In the safety world there’s a proverbial elephant in the
room – compliance. In almost any country where safety professionals work in
there are laws and regulations related to safety that must be complied with. In
the United States, for occupational safety, we have OSHA (the Occupational
Safety and Health Administration). And safety professionals throughout the
United States spend a large part of their time focusing on ensuring their organizations
maintain compliance with OSHA requirements (if you’re a safety professional,
think about how your job would change if all regulations were abolished
tomorrow). The need for regulations is certainly controversial, but most
believe that they serve an important purpose for society.
Regulations are all well and good, but, just like everything
else, regulations do not exist in a vacuum.
In the world of complex systems theory, in a complex system
changes can cascade through the system and create unintended, often
unpredictable behavior (called “emergent behavior”). This is not because of any
of the components in the system, but rather because of their relationships. So,
for example, heavy traffic in cities did not emerge because cars, cities, business,
or roads were invented. Heavy traffic emerges because of the relationships
between all of these and other features, interacting in ways that were
difficult to predict (although they seem simple in hindsight).
Regulations are not an end goal, but a means to an end. In
the safety world, the intention of regulations is to facilitate the creation of
safety. Safety, as we’ve discussed previously is an abstract concept, so
people often try to make it more concrete, and regulations is one of those ways.
So, as regulations have been introduced into the complex system of
organizational life, behavior emerged that was unintended and difficult to
predict – people started defining safety by compliance.
Here’s an example. Ask a safety professional at what height
can a worker work safely without some sort of external fall protection. You get
a variety of answers that usually revolve around “well it depends on if it’s
construction or general industry”, or “6 feet”. If you start to explore what
research, thought process, calculation, etc. the professional used to come up
with their answer, they are usually dumb-founded.
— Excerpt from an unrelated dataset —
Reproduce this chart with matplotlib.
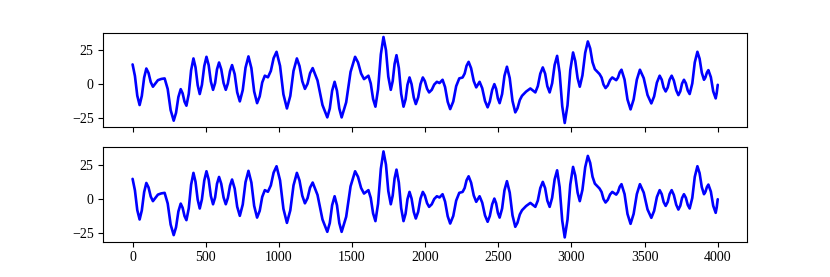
import matplotlib
matplotlib.use('Agg')
import matplotlib.pyplot as plt

plt.rcParams['font.family'] = ['Liberation Serif', 'DejaVu Serif']
plt.rcParams['font.size'] = 10

# значения (отсчёт / амплитуда)
t = [0, 16, 32, 48, 63, 79, 94, 109, 124, 139, 156, 173, 196, 219, 240, 260,
     281, 297, 313, 329, 342, 355, 368, 384, 400, 416, 430, 445, 459, 474, 490,
     505, 520, 535, 550, 564, 577, 591, 606, 622, 637, 651, 666, 680, 698, 715,
     733, 753, 772, 792, 812, 831, 851, 869, 886, 904, 925, 945, 964, 984, 1008,
     1031, 1055, 1078, 1100, 1123, 1141, 1160, 1178, 1196, 1213, 1231, 1264,
     1298, 1331, 1348, 1364, 1381, 1397, 1413, 1429, 1460, 1490, 1521, 1541,
     1562, 1582, 1612, 1628, 1644, 1660, 1678, 1697, 1715, 1732, 1748, 1765,
     1778, 1791, 1804, 1820, 1836, 1852, 1866, 1879, 1893, 1907, 1922, 1936,
     1952, 1968, 1984, 1998, 2013, 2027, 2045, 2062, 2080, 2098, 2119, 2136,
     2154, 2171, 2192, 2212, 2233, 2256, 2270, 2283, 2297, 2314, 2332, 2349,
     2372, 2390, 2409, 2427, 2442, 2458, 2473, 2485, 2497, 2509, 2526, 2542,
     2559, 2578, 2597, 2616, 2631, 2647, 2662, 2690, 2719, 2753, 2770, 2787,
     2804, 2820, 2835, 2851, 2868, 2885, 2902, 2919, 2937, 2954, 2973, 2992,
     3011, 3026, 3042, 3057, 3075, 3094, 3112, 3128, 3144, 3160, 3192, 3206,
     3219, 3233, 3248, 3264, 3279, 3306, 3318, 3330, 3342, 3363, 3383, 3404,
     3425, 3447, 3468, 3494, 3520, 3546, 3565, 3584, 3603, 3617, 3630, 3644,
     3658, 3671, 3685, 3700, 3716, 3731, 3744, 3756, 3769, 3782, 3795, 3808,
     3826, 3843, 3861, 3876, 3891, 3906, 3916, 3926, 3936, 3953, 3969, 3986,
     3993, 4000]
sig = [14.5, 6.0, -8.5, -15.4, -8.7, 4.8, 11.5, 8.2, 1.5, -1.9, 0.5, 2.9, 3.8,
       4.2, -3.6, -19.1, -26.9, -21.1, -9.5, -3.7, -6.8, -12.9, -15.9, -7.2,
       10.2, 18.9, 12.4, -0.8, -7.3, -0.5, 13.3, 20.1, 14.0, 1.9, -4.2, 0.8,
       10.9, 15.9, 10.9, 0.8, -4.2, 0.4, 9.5, 14.0, 7.3, -6.0, -12.7, -4.4,
       12.1, 20.4, 11.8, -5.4, -14.0, -9.0, 1.2, 6.2, 5.0, 9.7, 19.1, 23.8,
       13.4, -7.5, -17.9, -8.7, 9.7, 18.9, 13.3, 2.1, -3.5, 0.3, 8.0, 11.8,
       2.7, -15.4, -24.5, -18.0, -4.9, 1.7, -4.9, -18.0, -24.5, -13.4, 9.0,
       20.1, 16.0, 7.8, 3.7, 6.2, 0.5, -10.9, -16.6, -3.8, 21.9, 34.7, 25.0,
       5.5, -4.2, 2.2, 14.9, 21.3, 11.8, -7.1, -16.6, -11.2, -0.5, 4.9, 0.0,
       -9.8, -14.7, -9.8, 0.0, 4.9, 2.2, -3.4, -6.1, -4.2, -0.3, 1.7, 0.8,
       3.2, -2.2, -13.0, -18.4, -12.8, -1.5, 4.2, 4.9, 7.8, 13.5, 16.4, 11.7,
       2.3, -2.4, 1.7, -3.0, -12.4, -17.1, -12.8, -4.3, 0.0, -3.5, -10.5,
       -14.0, -7.3, 6.1, 12.8, 4.4, -12.4, -20.8, -17.8, -11.7, -8.6, -5.5,
       -3.2, -6.1, -1.5, 7.7, 12.3, 7.7, -1.5, -6.1, 0.6, 14.1, 20.8, 8.5,
       -16.3, -28.6, -15.6, 10.3, 23.3, 17.0, 4.4, -1.9, 6.4, 23.1, 31.4,
       26.3, 16.1, 11.0, 7.4, 4.8, -0.3, -2.9, -1.0, 3.0, 4.9, 2.9, 4.8, 8.7,
       10.6, 3.3, -11.3, -18.6, -11.3, 3.3, 10.6, 4.4, -8.0, -14.2, -9.1,
       1.1, 6.2, 3.3, -2.5, -5.4, -2.5, 3.3, 6.2, 2.6, -4.5, -8.1, -5.3, 0.4,
       3.2, 0.6, -4.7, -7.3, 0.5, 16.0, 23.8, 18.7, 8.4, 3.2, 5.0, 8.5, 10.3,
       5.1, -5.3, -10.5, -6.5, -0.5]

xticks = [0, 500, 1000, 1500, 2000, 2500, 3000, 3500, 4000]
yticks = [-25, 0, 25]

fig, axs = plt.subplots(2, 1, sharex=True, figsize=(8.3, 2.77), dpi=100)
fig.subplots_adjust(left=0.1245, right=0.9, top=0.882, bottom=0.1274, hspace=0.21)

for ax in axs:
    ax.plot(t, sig, color='b', lw=1.9, solid_joinstyle='round', solid_capstyle='round')
    ax.set_yticks(yticks)
    ax.set_xticks(xticks)

fig.savefig('out.png', dpi=100)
They didn’t think or do much
research. Their mind answered your abstract question (“what makes a job safe?”)
by substituting it for an easier question to answer (“what does the regulation
say we need to do?”). The most common answer to the question, in our
experience, is 6 feet, which is the OSHA standard for fall protection (for most
construction activities). We’ve substituted “safety” for “compliance”.
This seems somewhat benign, assuming the regulations are
well-written, but the problem is that this substitution creates a serious,
hidden problem. When we substitute compliance for safety, we have changed the
definition of both compliance and safety to something that neither intended. In
the case of compliance, we’ve changed compliance to a goal, an end state. The
idea is that we get to compliance and then we stop asking questions. All
regulators that we’ve talked to though will tell you that this is not the
intention of regulations. Regulations were meant to be the starting point, not
the end point – i.e. we achieve compliance and then we ask if that’s good
enough for us and we keep building from there. If we routinely substitute
safety for regulations though we lose focus on this and see regulations as our
goal.
Secondly, and most importantly, by coupling regulatory
compliance with safety we start to see safety as an end state unto itself –
i.e. safety is something we can achieve or get to. But this is an unrealistic
view of safety. Safety is not something you have, safety is something you do.
Safety emerges through interactions of people, the organization, equipment,
tools, etc. It is constantly changing due to changes in each of those features.
Therefore you can’t ever really get to “safety” because, similar to
Heisenberg’s uncertainty principle, once you identify it things have
changed. So, at best we can only say we were
safe.
So what does all of this mean? We need to decouple safety and regulations. Certainly there are regulations out there designed to help organizations be safe. But regulations are only a tool amongst many other tools designed to help us be safe. Certainly regulations have an important role, given that they have the force of law behind them, so they should be given due consideration. But we cannot define safety as regulatory compliance. We need to change the conversation away from “what do we have to do?” to “what do we want to do?”. This means that next time you are asked the safe way to do a job, it’s ok to say what the regulations say, but don’t stop there. Safety should be about what’s possible, not about making work impossible. Safety should not be about holding people and organizations back, but about facilitating success.